Co prawda to nie jest szczyt szczytów i każdy powie, że to gówno (bo to jest gówno)
ale przynajmniej ogarnałem kilka funkcji m.in. nauczylem sie lepiej smoothowac.
Jeżeli sa chetni potlumaczyc mi troche i pomoc wymodelowac i zmappowac ten karabin zapraszam na gg:12850433.

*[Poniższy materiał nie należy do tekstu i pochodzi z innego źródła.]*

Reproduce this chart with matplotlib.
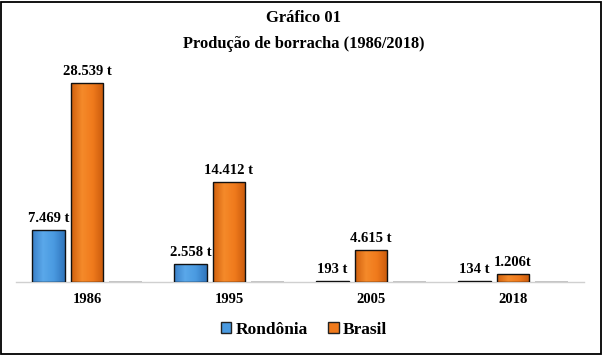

Czemu bierzesz się za jakieś gówna? Nie zrobisz tego i się tylko zniechęcisz. Już teraz nie wiesz co robić dalej a zaraz dojdzie jeszcze kwestia zgodności, referencji, skali i proporcji. Na podstawie jednego zdjęcia z góry + kilku marnych z google grafika tego nie wymodelujesz. I nie ma co się oszukiwać, bez blueprintów albo przynajmniej 50-60 szczegółowych zdjęć dobrej jakości nie ma co się nawet brać za takie rzeczy, niezależnie od posiadanych umiejętności. Chyba, że kogoś zadowala radosna fantazja i bazowanie na domysłach. Takie rzeczy to jest robota nie rzadko na miesiące i to w przypadku zawodowców. Bierz się za coś prostego a nie geometryczne skomplikowane obiekty, których nawet nigdy na żywo nie widziałeś. Weź się za coś prostego, tak aby zrobić to perfekcyjnie a nie na zasadzie jestem początkującym (parafialnym obciągaczem) i zrobiłem takie coś, no podobne z odległości metrów 20.
Weź się do roboty, leniwy skurwysynu a nie pierdolisz smuty na forum. I nie pal w tak młodym wieku bo w niczym ci to nie pomoże a wręcz przeciwnie i nie tylko.
Nie no jak już się inspirować konceptami to na poziomie xd
http://www.warhammer...ptart/index.php
http://www.conceptar...ad.php?t=121966
http://www.conceptar...ad.php?t=185814 18+ xd
Co tu jest "na poziomie" bo chyba nie załapałem? Dla jasności otworzyłem tylko drugi link i po jego treści reszty nie mam nawet zamiaru tykać w przeglądarce telefonu. Jaką wartość przedstawiają te "koncepty" oprócz samego bycia "fajnymi" obrazkami? Nawet ja, człowiek bez wiedzy widzę tu kompletnie ociężałe, zjebane proporcje jak z jakiegoś gówna typu world of warcraft i ekwipunek stworzony kompletnie bez wyraźni, no chyba że taki był zamysł, na postać która przez tydzień srała sobie w spodnie.